Katy Perry’s misstep is at least the third time in recent months that a fashion house has come under fire for evoking blackface imagery. Prada was criticised in December for a window display in New York that featured monkey-like animals with big red lips. A civil-rights attorney, Chinyere Ezie, tweeted, “Thanks @Prada for making sure blackface remains live and well.”

The fashion company said the display depicted “imaginary creatures not intended to have any reference to the real world and certainly not blackface”, but it immediately took it down. “Prada Group never had the intention of offending anyone and we abhor all forms of racism and racist imagery,” it said. (Last month the company’s head designer, Miuccia Prada, commented on the controversy and freedom of speech. “I increasingly think anything one does today can cause offense,” she said. “The Chinese protest, then the Sikh, then Mexicans, then Afro-Americans. But how can you know the details of each single culture so well when there can be 100 different cultures in every country?”)
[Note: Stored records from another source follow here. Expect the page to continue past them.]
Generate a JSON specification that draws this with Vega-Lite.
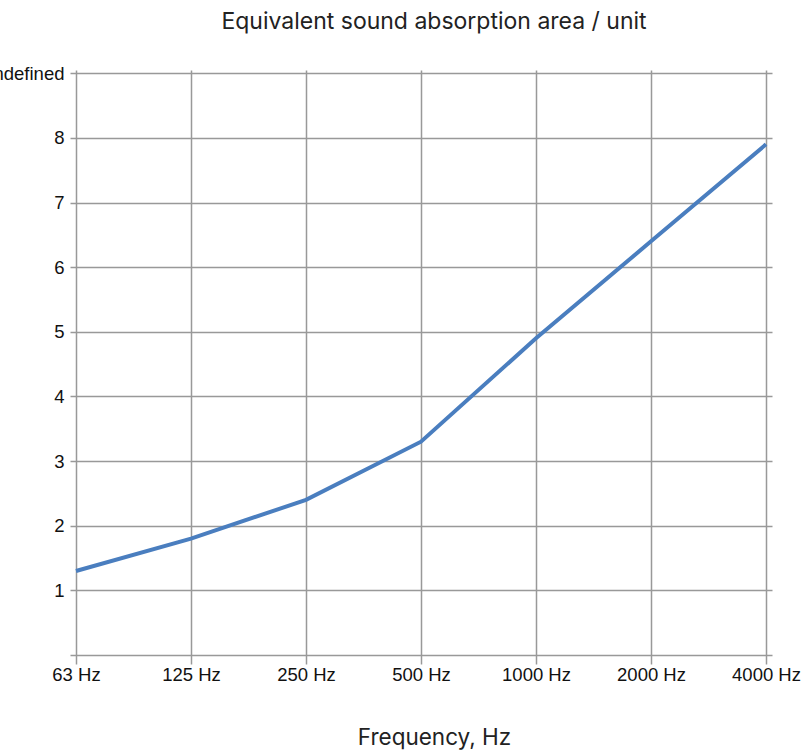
{
  "$schema": "https://vega.github.io/schema/vega-lite/v6.json",
  "autosize": {"type": "none"},
  "width": 702,
  "height": 585,
  "padding": {"left": 70, "top": 70, "right": 39, "bottom": 96},
  "background": "white",
  "title": {
    "text": "Equivalent sound absorption area / unit",
    "font": "Inter",
    "fontSize": 23,
    "fontWeight": "normal",
    "color": "#222222",
    "anchor": "middle",
    "frame": "group",
    "baseline": "alphabetic",
    "offset": 12,
    "dx": 13
  },
  "config": {"view": {"stroke": null}},
  "data": {
    "values": [
      {"freq": "63 Hz", "value": 1.3},
      {"freq": "125 Hz", "value": 1.8},
      {"freq": "250 Hz", "value": 2.4},
      {"freq": "500 Hz", "value": 3.3},
      {"freq": "1000 Hz", "value": 4.9},
      {"freq": "2000 Hz", "value": 6.4},
      {"freq": "4000 Hz", "value": 7.9}
    ]
  },
  "mark": {"type": "line", "color": "#4A7EBF", "strokeWidth": 4},
  "encoding": {
    "x": {
      "field": "freq",
      "type": "ordinal",
      "sort": null,
      "scale": {"type": "point", "padding": 0.052},
      "axis": {
        "title": "Frequency, Hz",
        "titleFont": "Inter",
        "titleFontSize": 22.5,
        "titleFontWeight": "normal",
        "titleColor": "#222222",
        "titlePadding": 43,
        "titleX": 364,
        "labelFont": "Liberation Sans",
        "labelFontSize": 18.5,
        "labelColor": "#111111",
        "labelAngle": 0,
        "labelPadding": 1,
        "domain": false,
        "grid": true,
        "gridColor": "#999999",
        "gridWidth": 1.5,
        "ticks": true,
        "tickColor": "#999999",
        "tickWidth": 1.5,
        "tickSize": 9
      }
    },
    "y": {
      "field": "value",
      "type": "quantitative",
      "scale": {"domain": [0, 9.05], "nice": false, "zero": true},
      "axis": {
        "title": null,
        "values": [0, 1, 2, 3, 4, 5, 6, 7, 8, 9],
        "labelExpr": "datum.value == 0 ? '' : datum.value == 9 ? 'undefined' : datum.label",
        "labelFont": "Liberation Sans",
        "labelFontSize": 18.5,
        "labelColor": "#111111",
        "labelPadding": 6,
        "domain": false,
        "grid": true,
        "gridColor": "#999999",
        "gridWidth": 1.5,
        "ticks": false
      }
    }
  }
}
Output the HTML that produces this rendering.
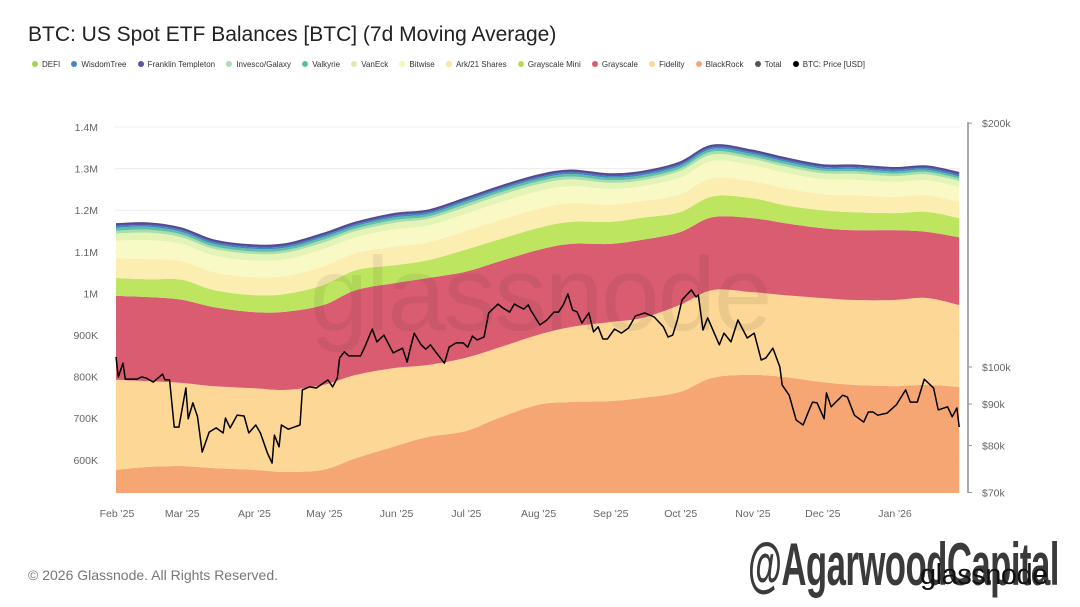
<!DOCTYPE html>
<html><head><meta charset="utf-8">
<style>
body{margin:0;background:#fff;width:1080px;height:607px;overflow:hidden;font-family:"Liberation Sans",sans-serif;position:relative}
#title{position:absolute;left:28px;top:23px;font-size:21px;color:#222;}
#legend{position:absolute;left:32px;top:60px;font-size:8px;color:#333;white-space:nowrap}
#legend span{margin-right:11.2px;display:inline-block}
#legend i{display:inline-block;width:6px;height:6px;border-radius:50%;margin-right:4px;vertical-align:0}
#copy{position:absolute;left:28px;top:567px;font-size:14px;color:#777}
#wm{position:absolute;left:748px;top:530px;font-family:"Liberation Sans Narrow","Liberation Sans",sans-serif;font-weight:bold;font-size:60px;color:#3a3a3a;transform:scaleX(0.58);transform-origin:left top;letter-spacing:-1px;white-space:nowrap}
#gn{position:absolute;left:920px;top:559px;font-size:29px;color:#111;letter-spacing:-0.5px}
</style></head><body>
<div id="title">BTC: US Spot ETF Balances [BTC] (7d Moving Average)</div>
<div id="legend"></div>
<svg id="chart" width="1080" height="607" style="position:absolute;left:0;top:0"></svg>
<div id="copy">© 2026 Glassnode. All Rights Reserved.</div>
<div id="wm">@AgarwoodCapital</div>
<div id="gn">glassnode</div>
<script>
const stackDays=[0,14,28,42,59,73,89,103,120,134,150,164,181,195,212,226,242,256,273,287,303,317,334,348,362];
const blackrock=[576,583,585,580,576,571,576,604,633,655,669,700,732,739,741,749,763,797,804,799,787,780,777,780,775];
const fidelity=[216,206,200,197,196,197,204,200,188,173,176,169,168,180,190,192,209,211,199,197,202,204,207,209,197];
const grayscale=[202,202,200,190,183,188,192,204,204,209,207,207,204,200,188,188,175,175,178,173,168,168,168,159,163];
const grayscaleMini=[43,43,48,41,41,43,48,48,43,43,53,53,53,53,53,53,48,50,48,43,43,43,41,48,46];
const ark=[47,49,45,43,43,43,45,41,45,43,45,46,46,45,41,40,43,44,41,41,39,41,39,40,39];
const bitwise=[43,45,41,40,40,40,41,38,41,40,41,42,42,41,38,36,40,41,38,37,36,37,36,36,36];
const vaneck=[17,18,16,16,16,16,16,15,16,16,16,17,17,16,15,14,16,16,15,15,14,15,14,14,14];
const invesco=[7,7,7,6,6,6,7,6,7,6,7,7,7,7,6,6,6,7,6,6,6,6,6,6,6];
const valkyrie=[7,7,6,6,6,6,6,6,6,6,6,6,6,6,6,6,6,6,6,6,5,5,5,5,5];
const wisdomtree=[4,4,4,4,4,4,4,4,4,4,4,4,4,4,4,4,4,4,4,4,4,4,4,4,4];
const franklin=[4,4,4,4,4,4,4,4,4,4,4,4,4,4,4,4,4,4,4,4,4,4,4,4,4];
const defi=[1,1,1,1,1,1,1,1,1,1,1,1,1,1,1,1,1,1,1,1,1,1,1,1,1];
const priceDays=[0,1,3,4,9,11,13,16,20,21,23,25,27,30,31,33,35,37,40,43,46,47,49,52,55,57,60,62,65,67,68,70,71,74,79,80,83,86,91,93,95,96,98,100,105,107,110,112,115,119,123,125,126,128,131,133,135,137,141,143,146,149,151,153,155,158,160,164,166,169,171,175,177,
178,182,185,188,190,192,194,196,198,200,203,205,207,209,211,214,217,220,223,227,231,235,237,239,241,243,247,249,250,252,254,259,261,264,267,271,274,277,279,282,285,286,289,292,295,297,299,301,304,305,307,312,314,317,321,323,325,327,331,335,339,341,344,347,351,353,357,359,361,362];
const priceK=[102.9,97.2,101.1,96.6,96.6,97.2,96.9,95.8,98.0,96.4,96.4,84.3,84.3,94.2,86.3,90.3,86.8,78.5,83.1,84.1,82.9,86.5,84.1,87.2,87.0,82.9,84.8,82.9,78.3,76.1,82.4,79.7,84.8,83.8,84.8,93.7,94.5,94.2,96.4,94.5,96.9,102.6,104.4,103.2,103.2,106.2,111.4,107.4,109.5,104.1,105.5,101.4,104.4,110.1,106.5,105.2,106.5,104.6,101.1,105.8,107.1,107.1,105.8,109.2,108.0,108.9,116.6,119.6,118.3,116.9,119.6,117.9,119.3,
117.6,112.7,114.3,116.9,116.9,119.3,123.1,117.6,116.9,113.3,116.6,110.5,112.1,108.3,108.3,111.4,110.1,111.7,115.6,116.6,115.3,112.1,108.9,109.5,114.3,121.0,124.5,122.0,122.7,111.1,115.0,106.5,110.1,107.4,114.3,108.6,110.1,102.0,102.6,105.5,100,95.0,92.3,86.0,84.8,87.7,90.5,90.3,86.3,92.9,89.3,92.3,91.8,87.2,85.5,88.0,88.0,87.2,87.7,89.8,93.7,90.5,90.5,96.6,94.2,88.5,89.3,86.8,89.0,84.3];
const leftTicks=[600,700,800,900,1000,1100,1200,1300,1400];
const leftTickLabels=["600K","700K","800K","900K","1M","1.1M","1.2M","1.3M","1.4M"];
const rightTicks=[70,80,90,100,200];
const rightTickLabels=["$70k","$80k","$90k","$100k","$200k"];
const monthDays=[0,28,59,89,120,150,181,212,242,273,303,334];
const monthLabels=["Feb '25","Mar '25","Apr '25","May '25","Jun '25","Jul '25","Aug '25","Sep '25","Oct '25","Nov '25","Dec '25","Jan '26"];

const series=[
 ["BlackRock",blackrock,"#f6a673"],["Fidelity",fidelity,"#fcd796"],["Grayscale",grayscale,"#d95c70"],
 ["Grayscale Mini",grayscaleMini,"#bde55f"],["Ark/21 Shares",ark,"#fcedb0"],["Bitwise",bitwise,"#f9f9c6"],
 ["VanEck",vaneck,"#e4f4b6"],["Invesco/Galaxy",invesco,"#a9dcae"],["Valkyrie",valkyrie,"#5bbfa5"],
 ["WisdomTree",wisdomtree,"#3f88c5"],["Franklin Templeton",franklin,"#5a55a1"],["DEFI",defi,"#a5d24f"]];
const legendItems=[["DEFI","#a5d24f"],["WisdomTree","#3f88c5"],["Franklin Templeton","#5a55a1"],["Invesco/Galaxy","#a9dcae"],["Valkyrie","#5bbfa5"],["VanEck","#d6eeaa"],["Bitwise","#f5f5b5"],["Ark/21 Shares","#fbe6a0"],["Grayscale Mini","#b5dd4f"],["Grayscale","#d95c70"],["Fidelity","#fcd796"],["BlackRock","#f6a673"],["Total","#555"],["BTC: Price [USD]","#000"]];

const X0=116,PXD=(894-116)/334,Y0=127,PXK=0.416,BOT=493;
const x=d=>X0+d*PXD;
const yL=v=>Y0+(1400-v)*PXK;
const yR=p=>367-810*Math.log10(p/100);
const NS="http://www.w3.org/2000/svg";
const svg=document.getElementById('chart');
function mk(t,a,parent){const e=document.createElementNS(NS,t);for(const k in a)e.setAttribute(k,a[k]);(parent||svg).appendChild(e);return e;}

const leg=document.getElementById('legend');
legendItems.forEach(([n,c])=>{const s=document.createElement('span');


s.innerHTML='<i style="background:'+c+'"></i>'+n;leg.appendChild(s);});

leftTicks.forEach((v,i)=>{const g=mk('line',{x1:115,x2:960,y1:yL(v),y2:yL(v),stroke:'#ececec','stroke-width':1});


const t=mk('text',{x:98,y:yL(v)+4,'text-anchor':'end','font-size':10.5,fill:'#666'});t.textContent=leftTickLabels[i];

});
monthDays.forEach((d,i)=>{const t=mk('text',{x:x(d)+1,y:517,'text-anchor':'middle','font-size':10.5,fill:'#666'});t.textContent=monthLabels[i];

});

mk('clipPath',{id:'cp'});
mk('rect',{x:115,y:100,width:846,height:BOT-100},svg.querySelector('#cp'));
function smooth(pts){let d='';for(let i=0;i<pts.length;i++){const p=pts[i];if(i==0){d+='M'+p[0]+','+p[1];continue;}
const p0=pts[Math.max(0,i-2)],p1=pts[i-1],p3=pts[Math.min(pts.length-1,i+1)];
const c1=[p1[0]+(p[0]-p0[0])/6,p1[1]+(p[1]-p0[1])/6],c2=[p[0]-(p3[0]-p1[0])/6,p[1]-(p3[1]-p1[1])/6];
d+=' C'+c1+' '+c2+' '+p;}return d;}
let cum=stackDays.map(()=>0);
const tops=[];
series.forEach(([n,arr,c])=>{const lo=cum.slice();cum=cum.map((v,i)=>v+arr[i]);
const top=stackDays.map((d,i)=>[x(d),yL(cum[i])]);const bot=stackDays.map((d,i)=>[x(d),n==='BlackRock'?BOT+10:yL(lo[i])]).reverse();
let d=smooth(top)+' L'+smooth(bot).slice(1)+' Z';
const p=mk('path',{d:d,fill:c,'clip-path':'url(#cp)'});


tops.push(top);});
const tl=mk('path',{d:smooth(tops[tops.length-1]),fill:'none',stroke:'#4e4a8f','stroke-width':1.5});



const w=mk('text',{x:540,y:330,'text-anchor':'middle','font-size':105,fill:'rgba(40,40,40,0.08)','letter-spacing':'-2'});w.textContent='glassnode';



const pl=mk('polyline',{points:priceDays.map((d,i)=>x(d)+','+yR(priceK[i])).join(' '),fill:'none',stroke:'#000','stroke-width':1.5,'stroke-linejoin':'round'});



const ra=mk('line',{x1:968,x2:968,y1:122,y2:493,stroke:'#555','stroke-width':1});


rightTicks.forEach((p,i)=>{mk('line',{x1:968,x2:972,y1:yR(p),y2:yR(p),stroke:'#999'});
const t=mk('text',{x:982,y:yR(p)+4,'font-size':10.5,fill:'#666'});t.textContent=rightTickLabels[i];

});
</script>
</body></html>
Then, last week, Gucci was forced to apologise for a balaclava jumper that included a mouth-shaped cutout with giant red lips. The label swiftly pulled the €800 top from its stores and pledged to turn the incident into a “powerful learning moment”.

Gucci: the balaclava jumper that has been withdrawn from sale
Gucci: the balaclava jumper that has been withdrawn from sale

All of this no doubt convinced Katy Perry to act similarly quickly with her fashion line. “I was saddened when it was brought to my attention that it was being compared to painful images reminiscent of blackface,” the singer said. “Our intention was never to inflict any pain. We have immediately removed them.”

It is not the first time the singer has found herself at the centre of such a storm. In 2013 she faced criticism for dressing as a geisha during an American Music Awards performance, and soon afterwards she was accused of cultural appropriation for wearing cornrows in a music video. In 2017 she spoke about a conversation she had with her hairstylist about “why I can’t wear my hair that way”. “And I listened, and I heard and I didn’t know,” she said.

Sounds like it might be time for another powerful learning moment.